My tastes are quirky—I experienced (in particular) the ’80s as it happened, before television and radio stations were dumbed down (in Clear Channel fashion) to play only the biggest-selling hits and rarely if ever play anything that was less known. (For instance, I’m shocked at the relatively narrow rotation schedules on the three Sirius channels devoted to these three decades.) And so I liked what I liked without knowing or caring how popular it was in the mainstream; I can remember many times staying up very late for some video show or another on TBS of MTV hoping that one of the obscure songs I liked would come on—and being disappointed more often than not.
I think if I were going to teach a course about this music I would want to have a good chunk of it (over half? more?) devoted to the so-called one-hit wonders of the era—for these delightful songs were often more surprising than the usual chart-topping fare. Likewise, some very established bands occasionally released songs that didn’t have a huge success, and these too were often, somehow, more compelling to me. Perhaps this is my temperament.
If I like one-hit-wonders and little-known songs by mainstream bands, however, I’m almost diametrically opposed to the classical equivalent, the Kleinmeister—composers who, if known at all, are known for only a handful of pieces, and who are regularly treated to mini-revivals by musicologists with too much time on their hands and university performers who want to carve out a niche for themselves in the agony of pre-tenure or the limbo before associate professors are finally promoted to full professor. There’s a small number of such works that I really think deserve to be better known: Sonata 5 in G Major from the Armonico Tributo of Georg Muffat (c.1645–1704), for instance, or (more recently) Change, by Judd Greenstein (b. 1979). Most of it, though (pieces by a dizzying array of Baroque and Classical composers and not a few nineteenth-century ones, too), is mercifully unknown today. The music they wrote was competent but eminently forgettable, unless and until performers of the first rank lavish their attention on it—I’m thinking, for instance, of Mahan Esfahani’s current interest in Jiří Antonín Benda (1722–1795) and possibly Bohuslav Martinů (1890–1959); great performers make a difference.
I guess I’ve put my finger on the distinction in my mind between the one-hit wonder and the Kleinmester opus: the performers of one-hit wonders are themselves great performers, at least for that one song, and the songwriter, producer, and everyone else involved in making the record seem inspired—at least for that one song.

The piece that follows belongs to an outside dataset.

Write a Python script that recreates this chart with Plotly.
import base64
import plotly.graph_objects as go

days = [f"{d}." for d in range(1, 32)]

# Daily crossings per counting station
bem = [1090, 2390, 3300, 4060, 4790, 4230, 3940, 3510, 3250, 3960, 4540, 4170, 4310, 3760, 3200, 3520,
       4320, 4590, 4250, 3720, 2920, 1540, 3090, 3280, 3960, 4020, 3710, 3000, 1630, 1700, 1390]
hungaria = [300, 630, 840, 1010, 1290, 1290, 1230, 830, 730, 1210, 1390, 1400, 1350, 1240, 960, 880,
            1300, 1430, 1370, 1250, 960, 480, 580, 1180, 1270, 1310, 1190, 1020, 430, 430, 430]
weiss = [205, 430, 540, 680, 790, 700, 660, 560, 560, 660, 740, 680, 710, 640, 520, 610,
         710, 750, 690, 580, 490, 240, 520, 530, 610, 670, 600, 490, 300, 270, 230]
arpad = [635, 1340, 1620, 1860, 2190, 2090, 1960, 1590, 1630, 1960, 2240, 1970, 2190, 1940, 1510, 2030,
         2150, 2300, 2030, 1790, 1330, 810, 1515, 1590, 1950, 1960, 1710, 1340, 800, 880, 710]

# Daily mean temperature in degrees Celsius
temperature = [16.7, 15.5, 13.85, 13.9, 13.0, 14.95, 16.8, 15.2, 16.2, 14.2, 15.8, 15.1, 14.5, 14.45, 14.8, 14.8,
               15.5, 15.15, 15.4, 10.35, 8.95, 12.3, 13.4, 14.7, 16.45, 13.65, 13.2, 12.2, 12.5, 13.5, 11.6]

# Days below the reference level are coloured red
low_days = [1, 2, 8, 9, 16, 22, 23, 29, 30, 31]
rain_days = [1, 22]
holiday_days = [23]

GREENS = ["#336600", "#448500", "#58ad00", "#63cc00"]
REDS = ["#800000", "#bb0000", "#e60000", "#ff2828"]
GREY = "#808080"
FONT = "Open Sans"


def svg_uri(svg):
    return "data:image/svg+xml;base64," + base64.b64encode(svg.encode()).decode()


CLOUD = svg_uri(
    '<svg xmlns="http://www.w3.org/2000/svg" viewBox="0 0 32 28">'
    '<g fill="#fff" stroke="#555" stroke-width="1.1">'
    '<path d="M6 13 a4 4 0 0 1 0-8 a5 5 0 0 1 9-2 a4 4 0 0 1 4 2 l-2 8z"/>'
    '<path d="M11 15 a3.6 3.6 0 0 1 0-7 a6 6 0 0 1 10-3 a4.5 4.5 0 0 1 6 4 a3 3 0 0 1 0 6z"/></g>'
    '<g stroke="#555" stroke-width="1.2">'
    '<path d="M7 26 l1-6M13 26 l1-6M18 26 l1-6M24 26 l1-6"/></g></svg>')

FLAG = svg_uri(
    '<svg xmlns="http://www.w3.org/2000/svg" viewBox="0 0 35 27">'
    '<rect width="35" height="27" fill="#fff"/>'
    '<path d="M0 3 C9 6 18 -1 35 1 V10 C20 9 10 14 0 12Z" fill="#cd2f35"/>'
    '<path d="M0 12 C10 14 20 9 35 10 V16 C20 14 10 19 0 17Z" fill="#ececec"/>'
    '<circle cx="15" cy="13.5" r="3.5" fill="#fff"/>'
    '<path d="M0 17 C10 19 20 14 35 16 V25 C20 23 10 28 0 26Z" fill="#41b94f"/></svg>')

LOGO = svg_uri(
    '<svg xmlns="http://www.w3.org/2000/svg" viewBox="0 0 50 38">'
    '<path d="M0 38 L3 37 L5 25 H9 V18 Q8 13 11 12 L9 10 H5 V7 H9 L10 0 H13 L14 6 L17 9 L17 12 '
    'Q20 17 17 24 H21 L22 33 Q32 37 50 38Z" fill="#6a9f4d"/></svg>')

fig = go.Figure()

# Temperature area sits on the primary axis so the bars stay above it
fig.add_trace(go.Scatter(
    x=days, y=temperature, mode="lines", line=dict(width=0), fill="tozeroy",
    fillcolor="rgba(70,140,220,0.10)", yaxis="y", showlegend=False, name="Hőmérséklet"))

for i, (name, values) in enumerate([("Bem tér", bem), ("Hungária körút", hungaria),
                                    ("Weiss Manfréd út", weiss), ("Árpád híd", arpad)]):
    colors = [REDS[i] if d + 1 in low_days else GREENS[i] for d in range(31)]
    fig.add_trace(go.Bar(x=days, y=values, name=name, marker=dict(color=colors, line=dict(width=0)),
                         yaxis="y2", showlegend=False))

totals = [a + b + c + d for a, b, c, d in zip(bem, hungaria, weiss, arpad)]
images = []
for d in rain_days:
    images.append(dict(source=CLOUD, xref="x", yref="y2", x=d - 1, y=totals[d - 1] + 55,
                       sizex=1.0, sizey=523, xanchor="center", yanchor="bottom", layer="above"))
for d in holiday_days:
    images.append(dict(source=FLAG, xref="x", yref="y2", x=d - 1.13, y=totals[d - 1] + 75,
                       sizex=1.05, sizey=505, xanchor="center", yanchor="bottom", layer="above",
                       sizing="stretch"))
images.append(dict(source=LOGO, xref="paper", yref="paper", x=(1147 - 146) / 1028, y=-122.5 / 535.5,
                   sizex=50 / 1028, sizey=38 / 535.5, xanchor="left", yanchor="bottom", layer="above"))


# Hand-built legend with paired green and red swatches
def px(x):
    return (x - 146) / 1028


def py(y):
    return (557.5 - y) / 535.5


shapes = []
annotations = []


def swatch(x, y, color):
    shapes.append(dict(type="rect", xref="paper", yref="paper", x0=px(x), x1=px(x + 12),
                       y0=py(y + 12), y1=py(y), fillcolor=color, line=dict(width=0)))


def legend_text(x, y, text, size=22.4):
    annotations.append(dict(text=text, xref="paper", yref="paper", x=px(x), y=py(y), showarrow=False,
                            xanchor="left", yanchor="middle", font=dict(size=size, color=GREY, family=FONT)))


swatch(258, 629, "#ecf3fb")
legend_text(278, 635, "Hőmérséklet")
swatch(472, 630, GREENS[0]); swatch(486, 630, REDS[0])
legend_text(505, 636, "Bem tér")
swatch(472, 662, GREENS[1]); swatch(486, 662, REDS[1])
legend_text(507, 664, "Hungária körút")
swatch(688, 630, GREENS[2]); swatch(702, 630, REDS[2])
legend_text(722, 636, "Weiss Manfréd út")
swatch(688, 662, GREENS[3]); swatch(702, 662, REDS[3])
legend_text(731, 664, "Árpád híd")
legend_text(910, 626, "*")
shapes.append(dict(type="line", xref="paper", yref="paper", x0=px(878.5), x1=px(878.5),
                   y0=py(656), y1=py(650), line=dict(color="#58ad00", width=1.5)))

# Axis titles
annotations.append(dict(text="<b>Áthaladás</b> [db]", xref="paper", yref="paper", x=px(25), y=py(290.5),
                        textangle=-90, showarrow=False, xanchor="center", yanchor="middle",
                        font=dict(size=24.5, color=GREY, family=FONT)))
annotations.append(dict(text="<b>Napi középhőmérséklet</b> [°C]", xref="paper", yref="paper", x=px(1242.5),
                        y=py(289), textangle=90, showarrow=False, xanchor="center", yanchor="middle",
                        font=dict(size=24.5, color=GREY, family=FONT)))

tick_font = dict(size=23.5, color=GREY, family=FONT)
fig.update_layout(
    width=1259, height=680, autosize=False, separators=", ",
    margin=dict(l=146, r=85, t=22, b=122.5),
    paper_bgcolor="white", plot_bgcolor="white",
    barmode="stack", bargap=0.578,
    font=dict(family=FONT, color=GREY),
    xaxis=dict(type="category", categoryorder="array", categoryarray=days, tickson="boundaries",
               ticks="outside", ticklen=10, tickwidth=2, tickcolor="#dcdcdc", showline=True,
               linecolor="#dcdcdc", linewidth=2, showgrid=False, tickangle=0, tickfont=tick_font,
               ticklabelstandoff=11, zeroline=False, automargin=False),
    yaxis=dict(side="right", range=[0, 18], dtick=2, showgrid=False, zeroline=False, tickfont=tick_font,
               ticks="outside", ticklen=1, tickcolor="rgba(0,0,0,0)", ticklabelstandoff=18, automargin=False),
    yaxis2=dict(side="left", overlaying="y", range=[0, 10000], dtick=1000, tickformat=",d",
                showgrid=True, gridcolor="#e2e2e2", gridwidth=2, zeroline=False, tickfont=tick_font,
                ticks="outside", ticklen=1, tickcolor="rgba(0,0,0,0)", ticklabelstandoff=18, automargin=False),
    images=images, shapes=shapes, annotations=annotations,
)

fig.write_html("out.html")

And there’s a built-in freshness about the humble one-hit band, too; one doesn’t need to consider its entire catalog comparatively because there is no catalog. (Try evaluating Elvis Costello’s enormous output to single out the really great songs and you quickly find out how difficult it is.) I’m inclined to think that the most discerning listeners of pop and rock don’t simply follow the chart-toppers, but also sample more widely and have some of these more obscure works as favorites. Too often we’re made to feel ashamed of such ephemera; we call them “guilty pleasures.” But I don’t feel guilty, and I have a feeling that populating my course-to-be with such offerings will actually result in a more vivid experience for the students, not least because it gives them the chance to search for things outside of their comfort zones.
In addition to the Muffat and Greenstein pieces I mentioned above, I include two other obscurities: the one-hit-wonder Tee-Set, and their “Ma belle amie” (1970) and “The Lebanon,” by The Human League (1984). And for good measure, a nice cover of “The Lebanon¨ by a French indie artist, unTIL BEN.